La Faye, forêt du premier plateau, était essetiellement composée de feuillus. Les Salines utilisaient toutes les essences. Les arbres étaient façonnés en fardelets ou fassins eux mêmes composés de 25 bûches ou chevasses. Bien entendu, la Faye eut aussi ses charbonniers, mais cette pratique était mal perçue des usagers qui y voyaient une forme de concurrence. Il existe un "fond d'archives" qui, mieux que tous les règlements et autres édits, explique les difficultés de l'existence en ces époques précaires. C'est plus d'un milliers de "mesus" ou de "mesusants" qui ont étés identifiés par les chercheurs. Ce sont généralement des délits mineurs pratiqués par des gens de petites conditions. Ils sont pris dans la forêt en train de voler des bûches. Ils fabriquent sans autorisation, des "paisseaulx", échalas dont ils ont besoin pour leurs jardins, ou ils coupent du bois non identifié. Parfois aussi, leurs bêtes divaguent sous l'ombrage.

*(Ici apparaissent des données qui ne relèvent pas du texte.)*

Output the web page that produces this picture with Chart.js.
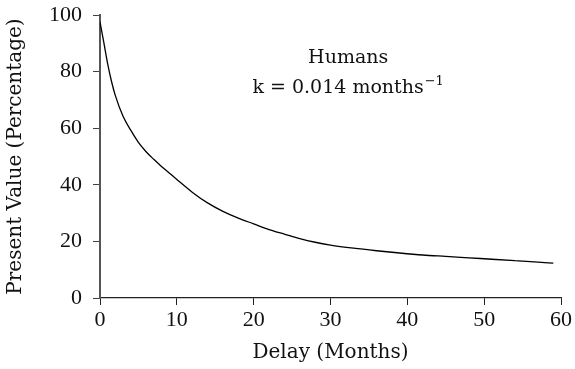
<!DOCTYPE html>
<html>
<head>
<meta charset="utf-8">
<script src="https://cdn.jsdelivr.net/npm/chart.js@4"></script>
<style>
  html, body { margin: 0; padding: 0; background: #fff; }
</style>
</head>
<body>
<canvas id="chart" width="575" height="369"></canvas>
<script>
// delay in months and present value (%) along the discounting curve
const months = [0, 0.5, 1, 1.5, 2, 3, 4, 5, 6, 7, 8, 9, 10, 12, 14, 16, 18, 20, 22, 24, 26, 28, 30, 33, 36, 39, 42, 45, 48, 51, 54, 57, 59];
const presentValue = [97.6, 90.2, 82.7, 76.5, 71.5, 64.2, 59.3, 55.0, 51.7, 49.0, 46.5, 44.2, 41.9, 37.4, 33.6, 30.6, 28.2, 26.2, 24.2, 22.6, 21.0, 19.7, 18.7, 17.6, 16.7, 15.9, 15.2, 14.7, 14.2, 13.7, 13.2, 12.7, 12.3];
const xTicks = [0, 10, 20, 30, 40, 50, 60];
const yTicks = [0, 20, 40, 60, 80, 100];
const noteTitle = 'Humans';
const noteRate = 'k = 0.014 months';
const noteExp = '\u22121';

const tickFont = '"Liberation Serif", serif';
const textFont = '"DejaVu Serif", serif';

const points = months.map((m, i) => ({ x: m, y: presentValue[i] }));

// species label and rate constant, anchored in data units
const notePlugin = {
  id: 'note',
  afterDraw(chart) {
    const { ctx, scales } = chart;
    const cx = scales.x.getPixelForValue(32.3);
    const y1 = scales.y.getPixelForValue(83);
    const y2 = scales.y.getPixelForValue(72.5);
    ctx.save();
    ctx.fillStyle = '#111';
    ctx.textBaseline = 'alphabetic';
    ctx.font = '19px ' + textFont;
    ctx.textAlign = 'center';
    ctx.fillText(noteTitle, cx, y1);
    // second line: main text plus raised exponent
    ctx.textAlign = 'left';
    const wMain = ctx.measureText(noteRate).width;
    ctx.font = '13px ' + textFont;
    const wExp = ctx.measureText(noteExp).width;
    const x0 = cx - (wMain + wExp + 1) / 2;
    ctx.font = '19px ' + textFont;
    ctx.fillText(noteRate, x0, y2);
    ctx.font = '13px ' + textFont;
    ctx.fillText(noteExp, x0 + wMain + 1, y2 - 8);
    ctx.restore();
  }
};

new Chart(document.getElementById('chart'), {
  type: 'scatter',
  data: {
    datasets: [{
      data: points,
      showLine: true,
      borderColor: '#000',
      borderWidth: 1.3,
      pointRadius: 0,
      cubicInterpolationMode: 'monotone'
    }]
  },
  options: {
    responsive: false,
    animation: false,
    devicePixelRatio: 1,
    layout: { padding: { left: 0, top: 15, right: 14, bottom: 0 } },
    plugins: { legend: { display: false }, tooltip: { enabled: false } },
    scales: {
      x: {
        type: 'linear',
        min: 0,
        max: 60,
        afterBuildTicks: s => { s.ticks = xTicks.map(v => ({ value: v })); },
        afterFit: s => { s.height = 71; s.paddingLeft = 0; s.paddingRight = 0; },
        border: { color: '#222', width: 1.2 },
        grid: { drawOnChartArea: false, tickLength: 7, color: '#222' },
        ticks: { color: '#111', font: { family: tickFont, size: 22 }, padding: 2, maxRotation: 0 },
        title: { display: true, text: 'Delay (Months)', color: '#111', font: { family: textFont, size: 20 }, padding: { top: 2 } }
      },
      y: {
        min: 0,
        max: 100,
        afterBuildTicks: s => { s.ticks = yTicks.map(v => ({ value: v })); },
        afterFit: s => { s.width = 100; s.paddingTop = 0; s.paddingBottom = 0; },
        border: { color: '#555', width: 2 },
        grid: { drawOnChartArea: false, tickLength: 7, color: '#444' },
        ticks: { color: '#111', font: { family: tickFont, size: 22 }, padding: 11 },
        title: { display: true, text: 'Present Value (Percentage)', color: '#111', font: { family: textFont, size: 20 }, padding: { bottom: 0 } }
      }
    }
  },
  plugins: [notePlugin]
});
</script>
</body>
</html>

Ce sont, dans la majorité des cas de pauvres paysans. Entre 1374 et 1490, 189 sont de Crotenay, 166 du Pasquier, une centaine de Champagnole, il y en a encore 36 de Montrond. Mais on amende aussi des curés. Celui de Valempoulières, celui du Pasquier et même celui de Montrond. On trouve bien entendu également des délits de chasse. On voit Jehan, de Montrond, se faire condamner, en 1400, pour avoir mit le feu à un pré "séant es bois de Montrond, par lequel fut ars et boullé grant partie desdiz bois".

Gruerie et gruyers

C'est un "service" créé par le Comte Eudes IV vers 1330, pour administrer les forêts domaniales. Le gruyer était gestionnaire, gardien, organisateur des activités qui avaient la forêt pour décor. C'était un garde forestier avant la lettre. A l'image de ce qui se passe à l'ONF, le gruyer pouvait avoir sous sa tutelle un territoire plus ou moins vaste. Certains agissaient dans le cadre d'une seigneurie, d'autres à l'échelle du comté.

Ce sont les gruyers qui animaient les "jours de justice" où étaient amenés à comparaître les délinquants forestiers. Dans le cadre de la Faye, ce tribunal siégeait toujours à Montrond. A l'époque de Jean sans peur, la Faye de Montrond était exploitée en coupe règlée à 25 ans. Ce qui signifie qu'annuellement, 1/25ème de la forêt était coupé à blanc, pour être transformé en bois de chauffage. Cette définition est évidemment schématique, elle exclut par exemple les arbres de garde destinés à de plus nobles fins.